To get started with incident automations, you only need to specify two fields in your trigger:

  • match: The resource emitting your event of interest. You can match on specific resource IDs, use wildcards to match on all resources of a given type, and even match on other resource attributes, like prefect.resource.name.

  • expect: The event type to listen for. For example, you could listen for any (or all) of the following event types:

    • prefect-cloud.incident.declared
    • prefect-cloud.incident.resolved
    • prefect-cloud.incident.updated.severity

See Event Triggers for more information on custom triggers, and check out your Event Feed to see the event types emitted by your incidents and other resources (i.e. events that you can react to).
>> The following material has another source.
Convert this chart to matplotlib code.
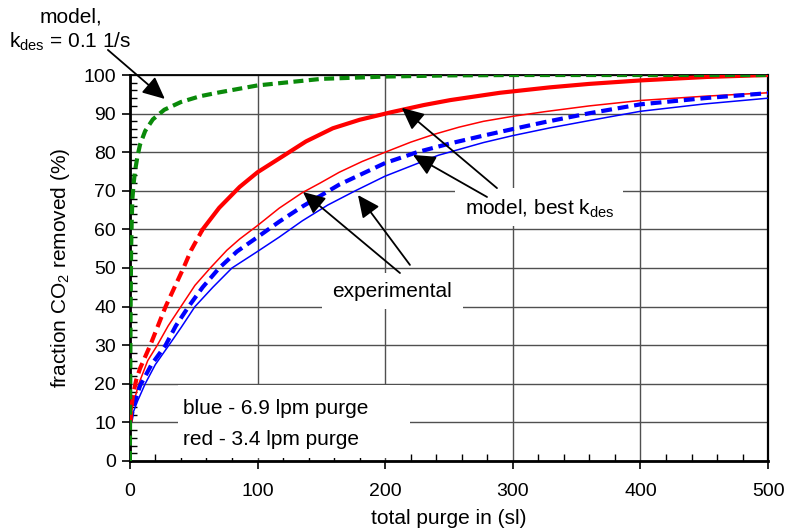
import matplotlib
matplotlib.use("Agg")
import matplotlib.pyplot as plt
from matplotlib.patches import Rectangle
from matplotlib.ticker import MultipleLocator

plt.rcParams['font.family'] = ['Liberation Sans', 'DejaVu Sans']
plt.rcParams['mathtext.fontset'] = 'custom'
plt.rcParams['mathtext.rm'] = 'Liberation Sans'
plt.rcParams['mathtext.it'] = 'Liberation Sans:italic'

# ---- data ----
green_model_x = [0, 0.3, 0.6, 1, 1.5, 2, 3, 4, 6, 8, 12, 18, 27, 40, 55, 70, 100, 150, 200, 250, 300, 400, 500]
green_model_y = [0, 20, 40, 55, 63, 68, 72, 75, 79, 82, 85.5, 88.5, 91, 93, 94.5, 95.5, 97.3, 99, 99.6, 99.9, 100, 100, 100]

red_model_x = [0.5, 1, 2.4, 5, 8, 16, 22, 28, 35, 42, 48, 57, 70, 86, 100, 120, 138, 159, 180, 204, 230, 251, 290, 329, 360, 400, 452, 500]
red_model_y = [10, 13, 17, 21, 24, 30, 35, 40, 45, 50, 54.6, 60, 65.6, 71, 74.8, 79, 82.8, 86.2, 88.4, 90.3, 92.2, 93.5, 95.4, 96.8, 97.7, 98.6, 99.5, 100]

red_exp_x = [0.5, 2, 7, 14, 21.5, 30, 40, 51, 63, 76, 86, 100, 117, 135, 149, 164, 182, 200, 220, 238, 258, 277, 300, 325, 360, 400, 450, 500]
red_exp_y = [10, 14, 20, 26, 30, 35, 40, 45.5, 50, 54.6, 57.5, 61, 65.5, 69.5, 72, 74.8, 77.6, 80, 82.6, 84.6, 86.5, 88, 89.3, 90.5, 92, 93.4, 94.5, 95.4]

blue_model_x = [0.5, 3, 8, 17, 28, 36, 46, 57, 70, 84, 100, 117, 135, 164, 200, 225, 250, 277, 300, 325, 360, 400, 450, 500]
blue_model_y = [10, 14.5, 19.5, 25, 30, 35, 40, 45, 50, 54.3, 58, 62, 65.9, 71.6, 77.2, 80, 82.2, 84.3, 86, 87.8, 90.1, 92.4, 94, 95.3]

blue_exp_x = [0.5, 2.4, 6, 12, 20, 30.6, 40, 51, 65, 80, 98.7, 117, 135, 155, 176.6, 200, 241.6, 277, 300, 329, 360, 400, 450, 500]
blue_exp_y = [10, 12.4, 15.5, 20, 25, 30, 34.5, 40, 45, 50, 54, 58, 62.2, 66.3, 70, 73.8, 79.2, 82.5, 84.3, 86.3, 88.2, 90.6, 92.5, 94]

red_dash_end = 11  # red model drawn dashed up to this point index, solid after

x_ticks = [0, 100, 200, 300, 400, 500]
y_ticks = [0, 10, 20, 30, 40, 50, 60, 70, 80, 90, 100]

# ---- figure ----
fig = plt.figure(figsize=(7.87, 5.32), dpi=100)
ax = fig.add_axes([0.165, 0.1335, 0.811, 0.7255])

RED = '#ff0000'
BLUE = '#0000ff'
GREEN = '#0a8a0a'

ax.plot(blue_exp_x, blue_exp_y, color=BLUE, lw=1.1, zorder=3)
ax.plot(red_exp_x, red_exp_y, color=RED, lw=1.1, zorder=3)
ax.plot(blue_model_x, blue_model_y, color=BLUE, lw=3.0, dashes=(2.6, 1.4), zorder=3)
ax.plot(red_model_x[:red_dash_end + 1], red_model_y[:red_dash_end + 1], color=RED, lw=3.0,
        dashes=(2.6, 1.4), zorder=3)
ax.plot(red_model_x[red_dash_end:], red_model_y[red_dash_end:], color=RED, lw=3.0, zorder=3)
ax.plot(green_model_x, green_model_y, color=GREEN, lw=3.0, dashes=(2.4, 1.3), zorder=4)

ax.set_xlim(0, 500)
ax.set_ylim(0, 100)
ax.set_xticks(x_ticks)
ax.set_yticks(y_ticks)
ax.xaxis.set_minor_locator(MultipleLocator(20))
ax.yaxis.set_minor_locator(MultipleLocator(2))
ax.tick_params(which='major', direction='out', length=6, width=1.2, labelsize=14, colors='black')
ax.tick_params(which='minor', direction='in', length=5, width=1.0)
ax.tick_params(axis='x', pad=10)
ax.tick_params(axis='y', pad=4)

ax.set_axisbelow(True)
ax.grid(True, which='major', color='#505050', lw=1.0)
for s in ['left', 'bottom']:
    ax.spines[s].set_linewidth(2.0)
    ax.spines[s].set_color('black')
ax.spines['top'].set_linewidth(1.3)
ax.spines['right'].set_linewidth(1.6)

ax.set_xlabel('total purge in (sl)', fontsize=15, labelpad=6)
ax.set_ylabel(r'fraction CO$_\mathregular{2}$ removed (%)', fontsize=15, labelpad=8)

# white boxes behind labels
ax.add_patch(Rectangle((254.7, 60.9), 131.7, 9.8, facecolor='white', edgecolor='none', zorder=1.5))
ax.add_patch(Rectangle((150.5, 39.5), 110.5, 9.3, facecolor='white', edgecolor='none', zorder=1.5))
ax.add_patch(Rectangle((37.6, 0.8), 181.8, 18.9, facecolor='white', edgecolor='none', zorder=1.5))

ax.text(321, 65.4, r'model, best k$_\mathregular{des}$', fontsize=15, ha='center', va='center', zorder=5)
ax.text(205, 43.8, 'experimental', fontsize=15, ha='center', va='center', zorder=5)
ax.text(42, 13.6, 'blue - 6.9 lpm purge', fontsize=15, ha='left', va='center', zorder=5)
ax.text(42, 5.6, 'red - 3.4 lpm purge', fontsize=15, ha='left', va='center', zorder=5)

fig.text(71 / 787, 1 - 17 / 532, 'model,', fontsize=15, ha='center', va='center')
fig.text(70 / 787, 1 - 42 / 532, r'k$_\mathregular{des}$ = 0.1 1/s', fontsize=15, ha='center', va='center')

arrow = dict(arrowstyle='-|>,head_length=0.75,head_width=0.35', color='black', lw=1.3,
             shrinkA=0, shrinkB=0, mutation_scale=18)
ax.annotate('', xy=(27.4, 93.8), xytext=(-17.2, 106.5), arrowprops=arrow, annotation_clip=False, zorder=6)
ax.annotate('', xy=(213, 91.5), xytext=(287.6, 70.7), arrowprops=arrow, zorder=6)
ax.annotate('', xy=(221.8, 79.3), xytext=(279.8, 68.4), arrowprops=arrow, zorder=6)
ax.annotate('', xy=(135.6, 69.7), xytext=(211.6, 48.7), arrowprops=arrow, zorder=6)
ax.annotate('', xy=(178.7, 68.9), xytext=(219.4, 50.8), arrowprops=arrow, zorder=6)

fig.savefig('out.png', dpi=100)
When an incident is declared, any actions you configure such as pausing work pools or sending notifications, will execute immediately.

Managing an incident

  • Monitor active incidents: View real-time status, severity, and impact.
  • Adjust incident details: Update status, severity, and other relevant information.
  • Collaborate: Add comments and insights; these will display with user identifiers and timestamps.
  • Impact assessment: Evaluate how the incident affects ongoing and future workflows.

Resolving and documenting incidents

  • Resolution: Update the incident status to reflect resolution steps taken.
  • Documentation: Ensure all actions, comments, and changes are logged for future reference.

Incident reporting

  • Generate a detailed timeline of the incident: actions taken, updates to severity and resolution - suitable for compliance and retrospective analysis.